**Stated task:** From the listing that follows, output everything exactly except the pictures.

**Recorded information:**
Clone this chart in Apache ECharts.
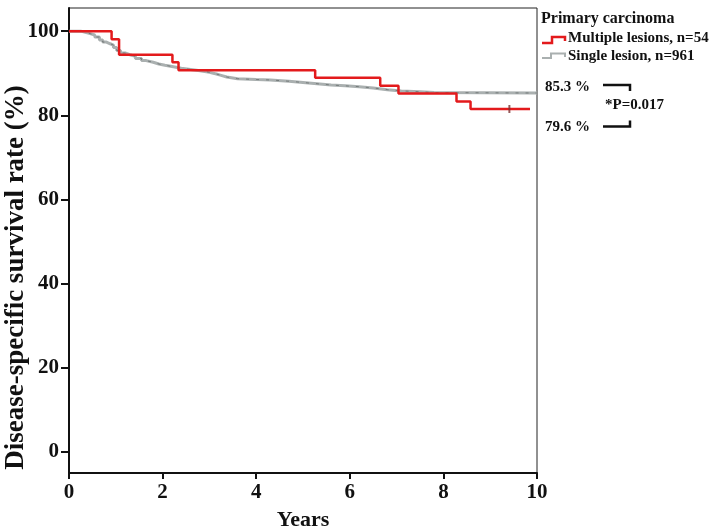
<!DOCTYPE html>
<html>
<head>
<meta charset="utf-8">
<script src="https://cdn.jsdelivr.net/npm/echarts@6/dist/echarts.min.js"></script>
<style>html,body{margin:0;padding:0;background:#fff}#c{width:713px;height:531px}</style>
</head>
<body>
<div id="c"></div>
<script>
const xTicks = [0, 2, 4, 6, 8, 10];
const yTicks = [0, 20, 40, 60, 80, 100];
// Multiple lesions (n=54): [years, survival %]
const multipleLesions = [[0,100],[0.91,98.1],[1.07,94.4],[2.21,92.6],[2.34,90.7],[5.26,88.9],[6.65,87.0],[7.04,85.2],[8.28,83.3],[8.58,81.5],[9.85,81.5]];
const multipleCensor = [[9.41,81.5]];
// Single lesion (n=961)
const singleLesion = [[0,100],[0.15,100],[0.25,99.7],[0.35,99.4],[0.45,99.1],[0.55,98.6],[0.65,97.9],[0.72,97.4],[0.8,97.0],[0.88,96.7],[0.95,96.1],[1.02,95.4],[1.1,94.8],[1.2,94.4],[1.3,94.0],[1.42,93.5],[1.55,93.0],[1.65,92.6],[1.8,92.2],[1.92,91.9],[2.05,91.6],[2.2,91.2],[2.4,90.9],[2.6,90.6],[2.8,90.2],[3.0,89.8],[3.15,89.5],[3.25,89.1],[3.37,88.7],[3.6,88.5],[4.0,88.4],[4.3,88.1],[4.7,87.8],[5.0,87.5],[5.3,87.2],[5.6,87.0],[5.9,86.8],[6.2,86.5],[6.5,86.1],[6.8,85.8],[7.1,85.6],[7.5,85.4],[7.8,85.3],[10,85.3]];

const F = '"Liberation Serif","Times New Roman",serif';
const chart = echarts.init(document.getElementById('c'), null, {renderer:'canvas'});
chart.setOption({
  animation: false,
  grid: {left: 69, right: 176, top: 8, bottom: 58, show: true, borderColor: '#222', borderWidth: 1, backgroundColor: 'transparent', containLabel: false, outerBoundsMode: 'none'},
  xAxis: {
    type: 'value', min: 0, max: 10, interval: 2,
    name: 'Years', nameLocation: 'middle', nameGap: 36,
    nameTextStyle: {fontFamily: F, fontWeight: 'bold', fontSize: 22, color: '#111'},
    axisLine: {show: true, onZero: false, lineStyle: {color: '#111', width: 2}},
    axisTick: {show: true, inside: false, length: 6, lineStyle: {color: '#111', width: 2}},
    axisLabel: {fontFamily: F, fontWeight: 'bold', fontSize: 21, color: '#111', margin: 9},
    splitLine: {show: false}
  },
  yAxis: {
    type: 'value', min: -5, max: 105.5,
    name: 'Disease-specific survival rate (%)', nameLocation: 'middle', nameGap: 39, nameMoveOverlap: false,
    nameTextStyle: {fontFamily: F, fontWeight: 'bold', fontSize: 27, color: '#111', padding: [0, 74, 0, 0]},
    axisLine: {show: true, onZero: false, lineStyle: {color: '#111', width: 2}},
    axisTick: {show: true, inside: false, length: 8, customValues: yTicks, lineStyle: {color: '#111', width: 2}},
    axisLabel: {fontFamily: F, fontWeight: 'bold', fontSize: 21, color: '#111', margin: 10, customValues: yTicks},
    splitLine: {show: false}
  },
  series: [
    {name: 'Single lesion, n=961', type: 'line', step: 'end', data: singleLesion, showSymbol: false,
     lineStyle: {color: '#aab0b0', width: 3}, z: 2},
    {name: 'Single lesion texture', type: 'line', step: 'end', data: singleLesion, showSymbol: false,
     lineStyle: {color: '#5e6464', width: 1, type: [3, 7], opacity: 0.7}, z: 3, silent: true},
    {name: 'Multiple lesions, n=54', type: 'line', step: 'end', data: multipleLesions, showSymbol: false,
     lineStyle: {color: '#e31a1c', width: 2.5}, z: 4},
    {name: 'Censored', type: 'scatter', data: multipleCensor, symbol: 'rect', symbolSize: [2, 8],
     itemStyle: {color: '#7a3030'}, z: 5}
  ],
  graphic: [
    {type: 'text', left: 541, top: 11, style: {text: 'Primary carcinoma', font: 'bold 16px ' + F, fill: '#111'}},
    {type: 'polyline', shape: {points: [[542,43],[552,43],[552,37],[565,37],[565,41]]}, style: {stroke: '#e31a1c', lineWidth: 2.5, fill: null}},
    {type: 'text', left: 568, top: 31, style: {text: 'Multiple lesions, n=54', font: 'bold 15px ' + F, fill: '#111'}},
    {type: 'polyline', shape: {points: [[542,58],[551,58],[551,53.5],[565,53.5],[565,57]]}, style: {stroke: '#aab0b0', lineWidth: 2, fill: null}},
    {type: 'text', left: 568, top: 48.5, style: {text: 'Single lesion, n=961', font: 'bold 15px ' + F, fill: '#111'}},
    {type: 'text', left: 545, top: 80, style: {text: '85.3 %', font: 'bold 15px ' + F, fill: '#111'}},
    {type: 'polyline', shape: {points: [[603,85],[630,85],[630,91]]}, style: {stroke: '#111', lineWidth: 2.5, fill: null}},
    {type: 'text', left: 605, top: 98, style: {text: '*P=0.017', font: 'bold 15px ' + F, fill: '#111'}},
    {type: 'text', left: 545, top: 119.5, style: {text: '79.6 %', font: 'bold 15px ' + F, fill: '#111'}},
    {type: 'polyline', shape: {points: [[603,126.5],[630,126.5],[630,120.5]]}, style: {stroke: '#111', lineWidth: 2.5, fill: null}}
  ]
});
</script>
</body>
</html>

**Result for this task:**
Clone this chart in Apache ECharts.
<!DOCTYPE html>
<html>
<head>
<meta charset="utf-8">
<script src="https://cdn.jsdelivr.net/npm/echarts@6/dist/echarts.min.js"></script>
<style>html,body{margin:0;padding:0;background:#fff}#c{width:713px;height:531px}</style>
</head>
<body>
<div id="c"></div>
<script>
const xTicks = [0, 2, 4, 6, 8, 10];
const yTicks = [0, 20, 40, 60, 80, 100];
// Multiple lesions (n=54): [years, survival %]
const multipleLesions = [[0,100],[0.91,98.1],[1.07,94.4],[2.21,92.6],[2.34,90.7],[5.26,88.9],[6.65,87.0],[7.04,85.2],[8.28,83.3],[8.58,81.5],[9.85,81.5]];
const multipleCensor = [[9.41,81.5]];
// Single lesion (n=961)
const singleLesion = [[0,100],[0.15,100],[0.25,99.7],[0.35,99.4],[0.45,99.1],[0.55,98.6],[0.65,97.9],[0.72,97.4],[0.8,97.0],[0.88,96.7],[0.95,96.1],[1.02,95.4],[1.1,94.8],[1.2,94.4],[1.3,94.0],[1.42,93.5],[1.55,93.0],[1.65,92.6],[1.8,92.2],[1.92,91.9],[2.05,91.6],[2.2,91.2],[2.4,90.9],[2.6,90.6],[2.8,90.2],[3.0,89.8],[3.15,89.5],[3.25,89.1],[3.37,88.7],[3.6,88.5],[4.0,88.4],[4.3,88.1],[4.7,87.8],[5.0,87.5],[5.3,87.2],[5.6,87.0],[5.9,86.8],[6.2,86.5],[6.5,86.1],[6.8,85.8],[7.1,85.6],[7.5,85.4],[7.8,85.3],[10,85.3]];

const F = '"Liberation Serif","Times New Roman",serif';
const chart = echarts.init(document.getElementById('c'), null, {renderer:'canvas'});
chart.setOption({
  animation: false,
  grid: {left: 69, right: 176, top: 8, bottom: 58, show: true, borderColor: '#222', borderWidth: 1, backgroundColor: 'transparent', containLabel: false, outerBoundsMode: 'none'},
  xAxis: {
    type: 'value', min: 0, max: 10, interval: 2,
    name: 'Years', nameLocation: 'middle', nameGap: 36,
    nameTextStyle: {fontFamily: F, fontWeight: 'bold', fontSize: 22, color: '#111'},
    axisLine: {show: true, onZero: false, lineStyle: {color: '#111', width: 2}},
    axisTick: {show: true, inside: false, length: 6, lineStyle: {color: '#111', width: 2}},
    axisLabel: {fontFamily: F, fontWeight: 'bold', fontSize: 21, color: '#111', margin: 9},
    splitLine: {show: false}
  },
  yAxis: {
    type: 'value', min: -5, max: 105.5,
    name: 'Disease-specific survival rate (%)', nameLocation: 'middle', nameGap: 39, nameMoveOverlap: false,
    nameTextStyle: {fontFamily: F, fontWeight: 'bold', fontSize: 27, color: '#111', padding: [0, 74, 0, 0]},
    axisLine: {show: true, onZero: false, lineStyle: {color: '#111', width: 2}},
    axisTick: {show: true, inside: false, length: 8, customValues: yTicks, lineStyle: {color: '#111', width: 2}},
    axisLabel: {fontFamily: F, fontWeight: 'bold', fontSize: 21, color: '#111', margin: 10, customValues: yTicks},
    splitLine: {show: false}
  },
  series: [
    {name: 'Single lesion, n=961', type: 'line', step: 'end', data: singleLesion, showSymbol: false,
     lineStyle: {color: '#aab0b0', width: 3}, z: 2},
    {name: 'Single lesion texture', type: 'line', step: 'end', data: singleLesion, showSymbol: false,
     lineStyle: {color: '#5e6464', width: 1, type: [3, 7], opacity: 0.7}, z: 3, silent: true},
    {name: 'Multiple lesions, n=54', type: 'line', step: 'end', data: multipleLesions, showSymbol: false,
     lineStyle: {color: '#e31a1c', width: 2.5}, z: 4},
    {name: 'Censored', type: 'scatter', data: multipleCensor, symbol: 'rect', symbolSize: [2, 8],
     itemStyle: {color: '#7a3030'}, z: 5}
  ],
  graphic: [
    {type: 'text', left: 541, top: 11, style: {text: 'Primary carcinoma', font: 'bold 16px ' + F, fill: '#111'}},
    {type: 'polyline', shape: {points: [[542,43],[552,43],[552,37],[565,37],[565,41]]}, style: {stroke: '#e31a1c', lineWidth: 2.5, fill: null}},
    {type: 'text', left: 568, top: 31, style: {text: 'Multiple lesions, n=54', font: 'bold 15px ' + F, fill: '#111'}},
    {type: 'polyline', shape: {points: [[542,58],[551,58],[551,53.5],[565,53.5],[565,57]]}, style: {stroke: '#aab0b0', lineWidth: 2, fill: null}},
    {type: 'text', left: 568, top: 48.5, style: {text: 'Single lesion, n=961', font: 'bold 15px ' + F, fill: '#111'}},
    {type: 'text', left: 545, top: 80, style: {text: '85.3 %', font: 'bold 15px ' + F, fill: '#111'}},
    {type: 'polyline', shape: {points: [[603,85],[630,85],[630,91]]}, style: {stroke: '#111', lineWidth: 2.5, fill: null}},
    {type: 'text', left: 605, top: 98, style: {text: '*P=0.017', font: 'bold 15px ' + F, fill: '#111'}},
    {type: 'text', left: 545, top: 119.5, style: {text: '79.6 %', font: 'bold 15px ' + F, fill: '#111'}},
    {type: 'polyline', shape: {points: [[603,126.5],[630,126.5],[630,120.5]]}, style: {stroke: '#111', lineWidth: 2.5, fill: null}}
  ]
});
</script>
</body>
</html>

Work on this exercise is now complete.